Sein Ruhm reicht weit über seinen Tod hinaus. In Wien werden einige Ausstellungen veranstaltet, zuletzt 2002 im Wien-Museum. Vorher 1998 schon waren 120 Werke Schiffs an den Ort ihrer Entstehung, nach Shanghai zurückgekehrt. Die Schau in der Shanghaier Bibliothek wurde vom österreichischen Bundesratspräsidenten Alfred Gerstl eröffnet. Zwei vom Autor verfasste Bücher erschienen in chinesischer Sprache. Die Ausstellung in Shanghai wurde vom Altmeister der chinesischen graphischen Kunst Prof. Ding Cong besucht, welcher dem Shanghaier Fernsehen gegenüber die Werke Schiffs besonders lobte. Einige seiner Blätter sind permanent in der historischen Ausstellung unter dem TV Turm zu sehen.

1999 wurde in Wien ein Gedächtnisverein für Friedrich Schiff gegründet, der sich um sein künstlerisches Vermächtnis kümmert.

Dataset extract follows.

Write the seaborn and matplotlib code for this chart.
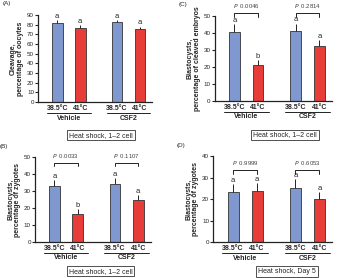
import matplotlib
matplotlib.use('Agg')
import matplotlib.pyplot as plt
import matplotlib.transforms as mtransforms
import seaborn as sns
import pandas as pd

sns.set_style('ticks')
plt.rcParams['font.family'] = ['Liberation Sans', 'DejaVu Sans']

# data
temps = ['38.5°C', '41°C', '38.5°C', '41°C']
groups = ['Vehicle', 'CSF2']
bar_x = [0, 1, 2.6, 3.6]

cleav_oocytes = [82, 77, 83, 75.5]
cleav_err = [2.5, 2.5, 2, 2.5]
cleav_letters = ['a', 'a', 'a', 'a']

blast_zyg_12 = [33, 16.5, 34, 24.5]
blast_zyg_12_err = [3.5, 3, 3.5, 3]
blast_zyg_12_letters = ['a', 'b', 'a', 'a']
blast_zyg_12_p = ['0.0033', '0.1107']

blast_cleav = [40.5, 21, 41, 32.5]
blast_cleav_err = [4.5, 3, 4.5, 3.5]
blast_cleav_letters = ['a', 'b', 'a', 'a']
blast_cleav_p = ['0.0046', '0.2814']

blast_zyg_d5 = [23.5, 24, 25, 20]
blast_zyg_d5_err = [3.5, 3.5, 4.5, 3.5]
blast_zyg_d5_letters = ['a', 'a', 'a', 'a']
blast_zyg_d5_p = ['0.9999', '0.6053']

blue = '#7f98d0'
red = '#e83c38'

fig = plt.figure(figsize=(3.5, 2.78), dpi=100)


def panel(rect, vals, errs, letters, ymax, ylabel, tag, box_text, box_x, box_y,
          pvals=None, p_y=None):
    ax = fig.add_axes(rect)
    df = pd.DataFrame({'x': bar_x, 'y': vals, 'c': ['b', 'r', 'b', 'r']})
    sns.barplot(data=df, x='x', y='y', hue='c', native_scale=True,
                palette={'b': blue, 'r': red}, width=0.46, saturation=1,
                edgecolor='#333333', linewidth=0.6, legend=False, ax=ax)
    ax.errorbar(bar_x, vals, yerr=[[0] * 4, errs], fmt='none',
                ecolor='#222222', elinewidth=0.7, capsize=0)
    for xi, v, e, l in zip(bar_x, vals, errs, letters):
        ax.text(xi, v + e + ymax * 0.025, l, ha='center', va='baseline', fontsize=5.5)
    ax.set_xlim(-0.83, 4.13)
    ax.set_ylim(0, ymax)
    ax.set_yticks(range(0, ymax + 1, 10))
    ax.set_xticks(bar_x)
    ax.set_xticklabels(temps, fontsize=5, fontweight='bold')
    ax.tick_params(axis='x', length=0, pad=2)
    ax.tick_params(axis='y', labelsize=4.5, length=2, width=0.8, pad=1)
    ax.set_xlabel('')
    ax.set_ylabel(ylabel, fontsize=5, fontweight='bold', labelpad=2, linespacing=1.0)
    for s in ['left', 'bottom']:
        ax.spines[s].set_linewidth(0.9)
        ax.spines[s].set_color('#222222')
    sns.despine(ax=ax)

    trans = mtransforms.blended_transform_factory(ax.transData, ax.transAxes)
    for gi, g in enumerate(groups):
        x0, x1 = bar_x[2 * gi], bar_x[2 * gi + 1]
        ax.plot([x0 - 0.45, x1 + 0.45], [-0.13, -0.13], transform=trans,
                color='#222222', lw=0.7, clip_on=False)
        ax.text((x0 + x1) / 2, -0.145, g, transform=trans, ha='center', va='top',
                fontsize=5, fontweight='bold')
    ax.text(box_x, box_y, box_text, transform=ax.transAxes, ha='center', va='center',
            fontsize=5, bbox=dict(boxstyle='square,pad=0.25', fc='white',
                                  ec='#333333', lw=0.6))
    ax.text(-0.31, 1.13, tag, transform=ax.transAxes, fontsize=4.5, va='center')

    if pvals is not None:
        for gi, p in enumerate(pvals):
            x0, x1 = bar_x[2 * gi], bar_x[2 * gi + 1]
            ax.plot([x0, x0, x1, x1], [p_y - ymax * 0.04, p_y, p_y, p_y - ymax * 0.04],
                    color='#222222', lw=0.7, clip_on=False)
            ax.text((x0 + x1) / 2, p_y + ymax * 0.04, '$P$  ' + p, ha='center',
                    va='bottom', fontsize=4.3, color='#444444')
    return ax


panel([0.109, 0.633, 0.326, 0.313], cleav_oocytes, cleav_err, cleav_letters, 90,
      'Cleavage,\npercentage of oocytes', '(A)', 'Heat shock, 1–2 cell', 0.55, -0.38)
panel([0.614, 0.637, 0.334, 0.306], blast_cleav, blast_cleav_err, blast_cleav_letters, 50,
      'Blastocysts,\npercentage of cleaved embryos', '(C)', 'Heat shock, 1–2 cell', 0.6, -0.4,
      blast_cleav_p, 51.5)
panel([0.100, 0.129, 0.330, 0.306], blast_zyg_12, blast_zyg_12_err, blast_zyg_12_letters, 50,
      'Blastocysts,\npercentage of zygotes', '(B)', 'Heat shock, 1–2 cell', 0.57, -0.34,
      blast_zyg_12_p, 46.5)
panel([0.609, 0.129, 0.340, 0.309], blast_zyg_d5, blast_zyg_d5_err, blast_zyg_d5_letters, 40,
      'Blastocysts,\npercentage of zygotes', '(D)', 'Heat shock, Day 5', 0.62, -0.34,
      blast_zyg_d5_p, 33.5)

fig.savefig('out.png', dpi=100)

Gemeinsam mit der ÖGCF, dem Außenamt und der Freundschaftsgesellschaft der Stadt Shanghai und der Bezirksregierung von Luwan kam 2010 eine Ausstellung im Rahmen der EXPO im Kulturzentrum des Luwan Bezirkes zustande und viele Ausstellungen werden folgen.

„Wenn Du einen Drachen malst, malst Du seine Haut, es ist schwer seine Knochen zu malen. Wenn du einen Menschen siehst, siehst Du sein Gesicht, aber nicht sein Herz“ sagt ein altes chinesisches Sprichwort. Friedrich Schiff hat aber die Menschen gemalt und ihnen dabei ins Herz geschaut.